* OBJECTIVE *
Quote the data below in full, minus the images.

++++ GIVEN INFORMATION ++++

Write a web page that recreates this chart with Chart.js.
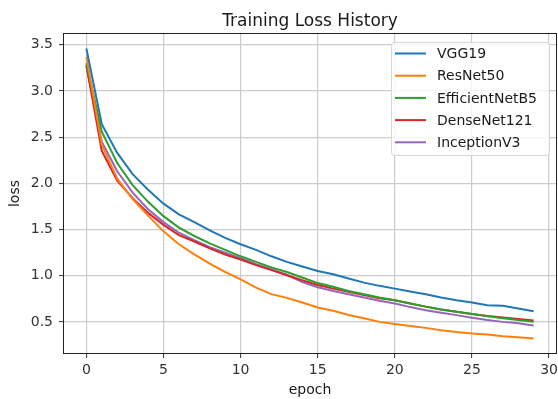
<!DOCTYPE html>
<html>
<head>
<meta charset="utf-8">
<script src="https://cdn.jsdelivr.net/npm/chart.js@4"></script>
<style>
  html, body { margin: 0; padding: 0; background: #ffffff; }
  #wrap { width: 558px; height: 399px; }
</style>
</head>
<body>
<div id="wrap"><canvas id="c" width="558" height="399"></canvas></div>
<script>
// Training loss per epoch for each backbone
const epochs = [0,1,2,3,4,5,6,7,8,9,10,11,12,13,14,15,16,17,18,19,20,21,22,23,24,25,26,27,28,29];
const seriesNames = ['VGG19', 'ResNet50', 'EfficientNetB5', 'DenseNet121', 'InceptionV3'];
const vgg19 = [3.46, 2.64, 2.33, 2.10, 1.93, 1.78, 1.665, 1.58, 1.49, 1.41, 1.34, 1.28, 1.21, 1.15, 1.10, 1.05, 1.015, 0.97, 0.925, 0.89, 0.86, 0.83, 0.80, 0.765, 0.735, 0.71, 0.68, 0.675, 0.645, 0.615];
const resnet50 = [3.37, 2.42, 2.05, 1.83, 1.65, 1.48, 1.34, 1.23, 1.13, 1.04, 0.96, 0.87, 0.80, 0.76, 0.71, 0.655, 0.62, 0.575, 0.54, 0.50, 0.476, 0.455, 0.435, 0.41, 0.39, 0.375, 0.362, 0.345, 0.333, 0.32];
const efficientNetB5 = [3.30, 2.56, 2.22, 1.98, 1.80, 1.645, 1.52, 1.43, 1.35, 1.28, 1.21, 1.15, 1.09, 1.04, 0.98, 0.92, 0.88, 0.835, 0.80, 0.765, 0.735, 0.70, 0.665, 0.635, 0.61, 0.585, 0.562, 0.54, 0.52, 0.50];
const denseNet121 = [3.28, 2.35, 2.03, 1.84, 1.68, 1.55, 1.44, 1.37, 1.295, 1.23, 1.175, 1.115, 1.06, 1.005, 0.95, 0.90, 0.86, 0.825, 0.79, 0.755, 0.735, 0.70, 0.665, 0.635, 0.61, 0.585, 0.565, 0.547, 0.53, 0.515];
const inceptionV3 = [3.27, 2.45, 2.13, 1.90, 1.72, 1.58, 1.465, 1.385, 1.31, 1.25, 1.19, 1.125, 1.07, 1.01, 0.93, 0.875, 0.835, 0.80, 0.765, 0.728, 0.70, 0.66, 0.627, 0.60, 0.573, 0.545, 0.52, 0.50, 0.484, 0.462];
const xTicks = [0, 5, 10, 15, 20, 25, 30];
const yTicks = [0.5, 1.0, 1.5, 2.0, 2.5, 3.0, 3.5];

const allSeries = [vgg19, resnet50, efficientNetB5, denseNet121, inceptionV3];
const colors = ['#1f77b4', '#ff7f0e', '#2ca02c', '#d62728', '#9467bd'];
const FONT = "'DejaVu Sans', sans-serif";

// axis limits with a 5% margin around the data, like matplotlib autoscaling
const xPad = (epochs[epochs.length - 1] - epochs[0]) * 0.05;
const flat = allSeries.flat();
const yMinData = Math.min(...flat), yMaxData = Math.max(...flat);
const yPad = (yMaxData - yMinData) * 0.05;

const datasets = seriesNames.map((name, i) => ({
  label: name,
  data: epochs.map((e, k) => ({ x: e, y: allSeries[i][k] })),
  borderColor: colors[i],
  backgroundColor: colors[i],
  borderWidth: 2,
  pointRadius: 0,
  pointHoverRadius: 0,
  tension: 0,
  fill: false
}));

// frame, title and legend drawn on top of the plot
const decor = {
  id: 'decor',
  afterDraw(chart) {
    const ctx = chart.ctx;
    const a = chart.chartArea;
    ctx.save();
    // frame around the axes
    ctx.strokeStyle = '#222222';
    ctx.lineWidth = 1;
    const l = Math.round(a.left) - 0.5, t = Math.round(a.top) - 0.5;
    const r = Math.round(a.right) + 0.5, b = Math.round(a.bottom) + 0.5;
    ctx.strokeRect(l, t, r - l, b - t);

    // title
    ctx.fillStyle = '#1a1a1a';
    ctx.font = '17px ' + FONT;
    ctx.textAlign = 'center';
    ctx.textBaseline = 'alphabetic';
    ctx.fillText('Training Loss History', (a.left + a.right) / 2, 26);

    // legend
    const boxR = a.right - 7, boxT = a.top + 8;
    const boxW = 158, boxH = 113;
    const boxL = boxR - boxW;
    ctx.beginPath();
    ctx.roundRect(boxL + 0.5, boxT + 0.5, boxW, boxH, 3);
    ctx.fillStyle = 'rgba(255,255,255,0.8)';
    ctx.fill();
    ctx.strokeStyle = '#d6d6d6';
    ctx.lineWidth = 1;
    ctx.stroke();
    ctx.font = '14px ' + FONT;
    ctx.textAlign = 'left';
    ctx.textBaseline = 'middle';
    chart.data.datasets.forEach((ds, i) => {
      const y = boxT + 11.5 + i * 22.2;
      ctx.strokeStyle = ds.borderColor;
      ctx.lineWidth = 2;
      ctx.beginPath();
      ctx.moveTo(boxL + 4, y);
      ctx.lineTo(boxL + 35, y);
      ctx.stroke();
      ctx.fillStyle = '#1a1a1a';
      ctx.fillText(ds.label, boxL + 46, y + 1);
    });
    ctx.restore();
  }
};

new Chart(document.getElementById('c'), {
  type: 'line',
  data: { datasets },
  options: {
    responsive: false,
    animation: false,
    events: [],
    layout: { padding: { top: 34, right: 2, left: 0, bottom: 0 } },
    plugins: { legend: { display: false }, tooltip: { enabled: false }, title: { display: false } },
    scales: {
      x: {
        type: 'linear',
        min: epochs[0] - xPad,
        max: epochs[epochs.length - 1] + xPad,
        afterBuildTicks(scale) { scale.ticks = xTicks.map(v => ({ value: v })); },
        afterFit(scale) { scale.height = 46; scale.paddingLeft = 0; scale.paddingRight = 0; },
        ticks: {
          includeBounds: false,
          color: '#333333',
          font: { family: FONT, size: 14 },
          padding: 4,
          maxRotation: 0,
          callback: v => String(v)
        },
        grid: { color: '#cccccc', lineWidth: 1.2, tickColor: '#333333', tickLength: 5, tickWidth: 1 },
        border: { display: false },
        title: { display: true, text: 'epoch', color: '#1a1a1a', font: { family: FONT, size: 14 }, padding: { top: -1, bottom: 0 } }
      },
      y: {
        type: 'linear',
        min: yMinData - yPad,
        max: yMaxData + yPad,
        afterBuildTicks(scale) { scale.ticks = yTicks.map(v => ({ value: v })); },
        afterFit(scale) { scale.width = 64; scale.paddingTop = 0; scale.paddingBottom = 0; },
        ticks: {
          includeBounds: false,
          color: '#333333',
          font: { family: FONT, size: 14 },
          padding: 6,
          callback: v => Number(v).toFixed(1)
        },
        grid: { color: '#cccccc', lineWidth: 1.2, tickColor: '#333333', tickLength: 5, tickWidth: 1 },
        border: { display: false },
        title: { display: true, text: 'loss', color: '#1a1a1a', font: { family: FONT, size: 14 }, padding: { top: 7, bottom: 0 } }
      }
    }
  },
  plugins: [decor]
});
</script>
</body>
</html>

++++

* TASK RESPONSE *
Write a web page that recreates this chart with Chart.js.
<!DOCTYPE html>
<html>
<head>
<meta charset="utf-8">
<script src="https://cdn.jsdelivr.net/npm/chart.js@4"></script>
<style>
  html, body { margin: 0; padding: 0; background: #ffffff; }
  #wrap { width: 558px; height: 399px; }
</style>
</head>
<body>
<div id="wrap"><canvas id="c" width="558" height="399"></canvas></div>
<script>
// Training loss per epoch for each backbone
const epochs = [0,1,2,3,4,5,6,7,8,9,10,11,12,13,14,15,16,17,18,19,20,21,22,23,24,25,26,27,28,29];
const seriesNames = ['VGG19', 'ResNet50', 'EfficientNetB5', 'DenseNet121', 'InceptionV3'];
const vgg19 = [3.46, 2.64, 2.33, 2.10, 1.93, 1.78, 1.665, 1.58, 1.49, 1.41, 1.34, 1.28, 1.21, 1.15, 1.10, 1.05, 1.015, 0.97, 0.925, 0.89, 0.86, 0.83, 0.80, 0.765, 0.735, 0.71, 0.68, 0.675, 0.645, 0.615];
const resnet50 = [3.37, 2.42, 2.05, 1.83, 1.65, 1.48, 1.34, 1.23, 1.13, 1.04, 0.96, 0.87, 0.80, 0.76, 0.71, 0.655, 0.62, 0.575, 0.54, 0.50, 0.476, 0.455, 0.435, 0.41, 0.39, 0.375, 0.362, 0.345, 0.333, 0.32];
const efficientNetB5 = [3.30, 2.56, 2.22, 1.98, 1.80, 1.645, 1.52, 1.43, 1.35, 1.28, 1.21, 1.15, 1.09, 1.04, 0.98, 0.92, 0.88, 0.835, 0.80, 0.765, 0.735, 0.70, 0.665, 0.635, 0.61, 0.585, 0.562, 0.54, 0.52, 0.50];
const denseNet121 = [3.28, 2.35, 2.03, 1.84, 1.68, 1.55, 1.44, 1.37, 1.295, 1.23, 1.175, 1.115, 1.06, 1.005, 0.95, 0.90, 0.86, 0.825, 0.79, 0.755, 0.735, 0.70, 0.665, 0.635, 0.61, 0.585, 0.565, 0.547, 0.53, 0.515];
const inceptionV3 = [3.27, 2.45, 2.13, 1.90, 1.72, 1.58, 1.465, 1.385, 1.31, 1.25, 1.19, 1.125, 1.07, 1.01, 0.93, 0.875, 0.835, 0.80, 0.765, 0.728, 0.70, 0.66, 0.627, 0.60, 0.573, 0.545, 0.52, 0.50, 0.484, 0.462];
const xTicks = [0, 5, 10, 15, 20, 25, 30];
const yTicks = [0.5, 1.0, 1.5, 2.0, 2.5, 3.0, 3.5];

const allSeries = [vgg19, resnet50, efficientNetB5, denseNet121, inceptionV3];
const colors = ['#1f77b4', '#ff7f0e', '#2ca02c', '#d62728', '#9467bd'];
const FONT = "'DejaVu Sans', sans-serif";

// axis limits with a 5% margin around the data, like matplotlib autoscaling
const xPad = (epochs[epochs.length - 1] - epochs[0]) * 0.05;
const flat = allSeries.flat();
const yMinData = Math.min(...flat), yMaxData = Math.max(...flat);
const yPad = (yMaxData - yMinData) * 0.05;

const datasets = seriesNames.map((name, i) => ({
  label: name,
  data: epochs.map((e, k) => ({ x: e, y: allSeries[i][k] })),
  borderColor: colors[i],
  backgroundColor: colors[i],
  borderWidth: 2,
  pointRadius: 0,
  pointHoverRadius: 0,
  tension: 0,
  fill: false
}));

// frame, title and legend drawn on top of the plot
const decor = {
  id: 'decor',
  afterDraw(chart) {
    const ctx = chart.ctx;
    const a = chart.chartArea;
    ctx.save();
    // frame around the axes
    ctx.strokeStyle = '#222222';
    ctx.lineWidth = 1;
    const l = Math.round(a.left) - 0.5, t = Math.round(a.top) - 0.5;
    const r = Math.round(a.right) + 0.5, b = Math.round(a.bottom) + 0.5;
    ctx.strokeRect(l, t, r - l, b - t);

    // title
    ctx.fillStyle = '#1a1a1a';
    ctx.font = '17px ' + FONT;
    ctx.textAlign = 'center';
    ctx.textBaseline = 'alphabetic';
    ctx.fillText('Training Loss History', (a.left + a.right) / 2, 26);

    // legend
    const boxR = a.right - 7, boxT = a.top + 8;
    const boxW = 158, boxH = 113;
    const boxL = boxR - boxW;
    ctx.beginPath();
    ctx.roundRect(boxL + 0.5, boxT + 0.5, boxW, boxH, 3);
    ctx.fillStyle = 'rgba(255,255,255,0.8)';
    ctx.fill();
    ctx.strokeStyle = '#d6d6d6';
    ctx.lineWidth = 1;
    ctx.stroke();
    ctx.font = '14px ' + FONT;
    ctx.textAlign = 'left';
    ctx.textBaseline = 'middle';
    chart.data.datasets.forEach((ds, i) => {
      const y = boxT + 11.5 + i * 22.2;
      ctx.strokeStyle = ds.borderColor;
      ctx.lineWidth = 2;
      ctx.beginPath();
      ctx.moveTo(boxL + 4, y);
      ctx.lineTo(boxL + 35, y);
      ctx.stroke();
      ctx.fillStyle = '#1a1a1a';
      ctx.fillText(ds.label, boxL + 46, y + 1);
    });
    ctx.restore();
  }
};

new Chart(document.getElementById('c'), {
  type: 'line',
  data: { datasets },
  options: {
    responsive: false,
    animation: false,
    events: [],
    layout: { padding: { top: 34, right: 2, left: 0, bottom: 0 } },
    plugins: { legend: { display: false }, tooltip: { enabled: false }, title: { display: false } },
    scales: {
      x: {
        type: 'linear',
        min: epochs[0] - xPad,
        max: epochs[epochs.length - 1] + xPad,
        afterBuildTicks(scale) { scale.ticks = xTicks.map(v => ({ value: v })); },
        afterFit(scale) { scale.height = 46; scale.paddingLeft = 0; scale.paddingRight = 0; },
        ticks: {
          includeBounds: false,
          color: '#333333',
          font: { family: FONT, size: 14 },
          padding: 4,
          maxRotation: 0,
          callback: v => String(v)
        },
        grid: { color: '#cccccc', lineWidth: 1.2, tickColor: '#333333', tickLength: 5, tickWidth: 1 },
        border: { display: false },
        title: { display: true, text: 'epoch', color: '#1a1a1a', font: { family: FONT, size: 14 }, padding: { top: -1, bottom: 0 } }
      },
      y: {
        type: 'linear',
        min: yMinData - yPad,
        max: yMaxData + yPad,
        afterBuildTicks(scale) { scale.ticks = yTicks.map(v => ({ value: v })); },
        afterFit(scale) { scale.width = 64; scale.paddingTop = 0; scale.paddingBottom = 0; },
        ticks: {
          includeBounds: false,
          color: '#333333',
          font: { family: FONT, size: 14 },
          padding: 6,
          callback: v => Number(v).toFixed(1)
        },
        grid: { color: '#cccccc', lineWidth: 1.2, tickColor: '#333333', tickLength: 5, tickWidth: 1 },
        border: { display: false },
        title: { display: true, text: 'loss', color: '#1a1a1a', font: { family: FONT, size: 14 }, padding: { top: 7, bottom: 0 } }
      }
    }
  },
  plugins: [decor]
});
</script>
</body>
</html>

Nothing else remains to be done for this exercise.